Using the data below, copy every line that contains the word "matplotlib".

* * * *

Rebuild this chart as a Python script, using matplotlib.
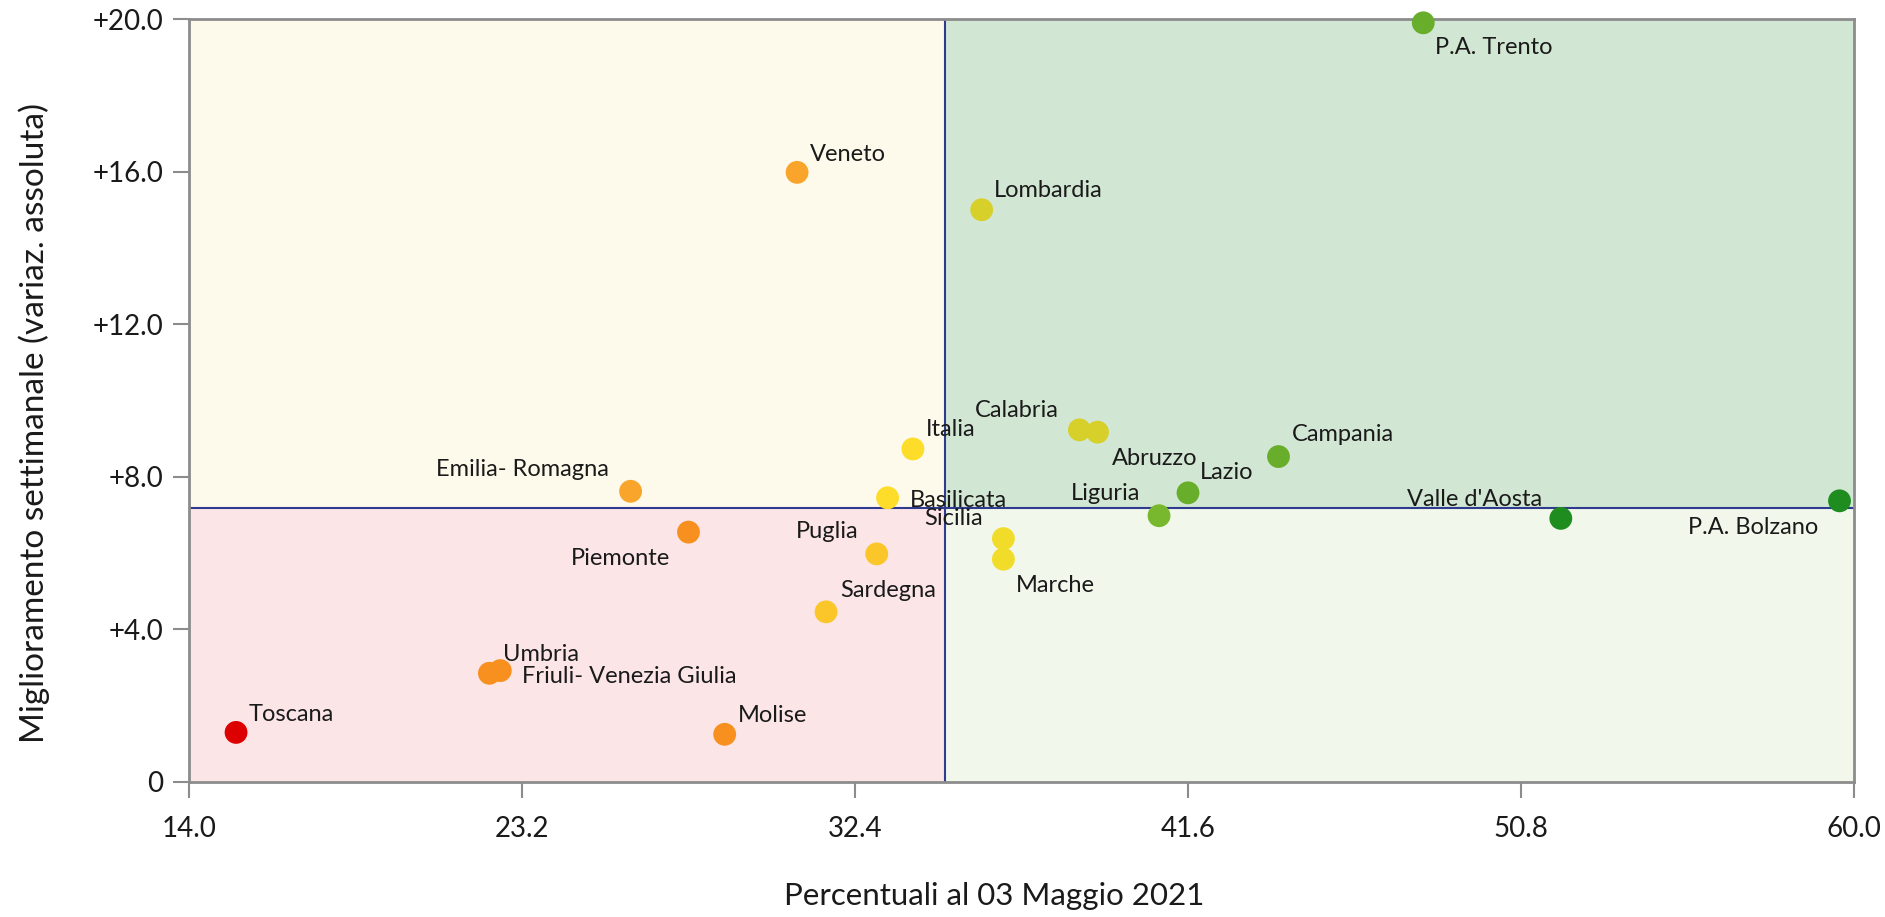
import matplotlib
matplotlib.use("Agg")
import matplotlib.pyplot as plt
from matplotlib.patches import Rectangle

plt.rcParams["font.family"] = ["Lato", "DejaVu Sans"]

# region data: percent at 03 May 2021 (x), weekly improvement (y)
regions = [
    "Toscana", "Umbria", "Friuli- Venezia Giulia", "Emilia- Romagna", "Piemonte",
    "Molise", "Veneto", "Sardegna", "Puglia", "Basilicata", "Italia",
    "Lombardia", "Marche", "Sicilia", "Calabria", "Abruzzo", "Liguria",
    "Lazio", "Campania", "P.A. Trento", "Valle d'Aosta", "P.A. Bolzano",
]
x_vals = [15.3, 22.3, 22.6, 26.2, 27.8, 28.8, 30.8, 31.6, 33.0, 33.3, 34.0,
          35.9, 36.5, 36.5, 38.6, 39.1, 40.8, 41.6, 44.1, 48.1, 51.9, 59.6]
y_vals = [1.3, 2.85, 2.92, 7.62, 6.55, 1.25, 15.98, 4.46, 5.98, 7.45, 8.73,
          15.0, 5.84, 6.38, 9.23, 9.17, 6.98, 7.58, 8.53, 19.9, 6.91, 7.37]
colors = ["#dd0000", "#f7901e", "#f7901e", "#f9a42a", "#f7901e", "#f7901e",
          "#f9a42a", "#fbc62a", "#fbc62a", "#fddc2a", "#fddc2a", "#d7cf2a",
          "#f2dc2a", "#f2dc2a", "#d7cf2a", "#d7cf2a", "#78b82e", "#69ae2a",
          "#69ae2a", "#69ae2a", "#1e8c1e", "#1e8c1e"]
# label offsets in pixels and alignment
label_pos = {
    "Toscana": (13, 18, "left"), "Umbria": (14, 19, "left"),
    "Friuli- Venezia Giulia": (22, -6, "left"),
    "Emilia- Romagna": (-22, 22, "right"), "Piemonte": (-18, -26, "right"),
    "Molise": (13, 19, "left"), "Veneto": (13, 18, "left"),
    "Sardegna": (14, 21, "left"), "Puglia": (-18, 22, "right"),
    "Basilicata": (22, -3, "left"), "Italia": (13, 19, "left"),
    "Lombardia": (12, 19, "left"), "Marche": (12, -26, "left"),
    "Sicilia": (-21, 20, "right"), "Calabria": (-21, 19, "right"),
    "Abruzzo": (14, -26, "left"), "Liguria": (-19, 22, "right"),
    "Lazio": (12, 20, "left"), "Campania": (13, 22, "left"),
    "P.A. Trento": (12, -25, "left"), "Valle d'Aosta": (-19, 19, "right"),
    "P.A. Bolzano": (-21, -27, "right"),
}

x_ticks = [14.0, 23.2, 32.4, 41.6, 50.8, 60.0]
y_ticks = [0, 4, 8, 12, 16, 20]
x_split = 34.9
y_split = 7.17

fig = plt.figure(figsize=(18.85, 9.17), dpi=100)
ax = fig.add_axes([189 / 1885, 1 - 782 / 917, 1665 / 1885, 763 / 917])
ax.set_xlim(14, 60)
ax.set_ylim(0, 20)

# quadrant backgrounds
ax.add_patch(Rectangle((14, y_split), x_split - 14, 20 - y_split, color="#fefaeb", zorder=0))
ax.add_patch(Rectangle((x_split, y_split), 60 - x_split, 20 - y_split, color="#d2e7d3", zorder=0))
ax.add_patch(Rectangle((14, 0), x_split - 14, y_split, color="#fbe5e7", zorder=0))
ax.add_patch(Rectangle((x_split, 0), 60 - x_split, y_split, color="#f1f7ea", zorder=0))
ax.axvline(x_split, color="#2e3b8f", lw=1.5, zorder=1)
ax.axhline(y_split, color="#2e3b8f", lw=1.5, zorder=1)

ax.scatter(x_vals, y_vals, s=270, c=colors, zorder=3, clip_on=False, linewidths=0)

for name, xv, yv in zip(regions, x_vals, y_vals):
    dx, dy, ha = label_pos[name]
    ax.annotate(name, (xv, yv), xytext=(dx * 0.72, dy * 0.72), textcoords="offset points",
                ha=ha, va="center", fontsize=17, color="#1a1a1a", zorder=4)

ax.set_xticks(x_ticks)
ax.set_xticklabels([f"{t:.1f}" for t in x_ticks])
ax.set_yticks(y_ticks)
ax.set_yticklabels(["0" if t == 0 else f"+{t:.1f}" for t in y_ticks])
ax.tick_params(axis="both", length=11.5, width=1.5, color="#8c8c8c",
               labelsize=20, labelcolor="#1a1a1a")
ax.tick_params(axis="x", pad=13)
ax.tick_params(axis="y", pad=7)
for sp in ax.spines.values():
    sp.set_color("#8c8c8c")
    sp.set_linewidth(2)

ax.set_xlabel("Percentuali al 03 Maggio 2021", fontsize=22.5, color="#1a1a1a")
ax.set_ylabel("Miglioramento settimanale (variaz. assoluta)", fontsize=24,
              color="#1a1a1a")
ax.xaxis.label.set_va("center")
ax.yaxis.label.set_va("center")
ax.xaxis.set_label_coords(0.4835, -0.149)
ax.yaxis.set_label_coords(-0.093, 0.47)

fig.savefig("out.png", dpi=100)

* * * *

Task solution —
Rebuild this chart as a Python script, using matplotlib.
import matplotlib
matplotlib.use("Agg")
import matplotlib.pyplot as plt
from matplotlib.patches import Rectangle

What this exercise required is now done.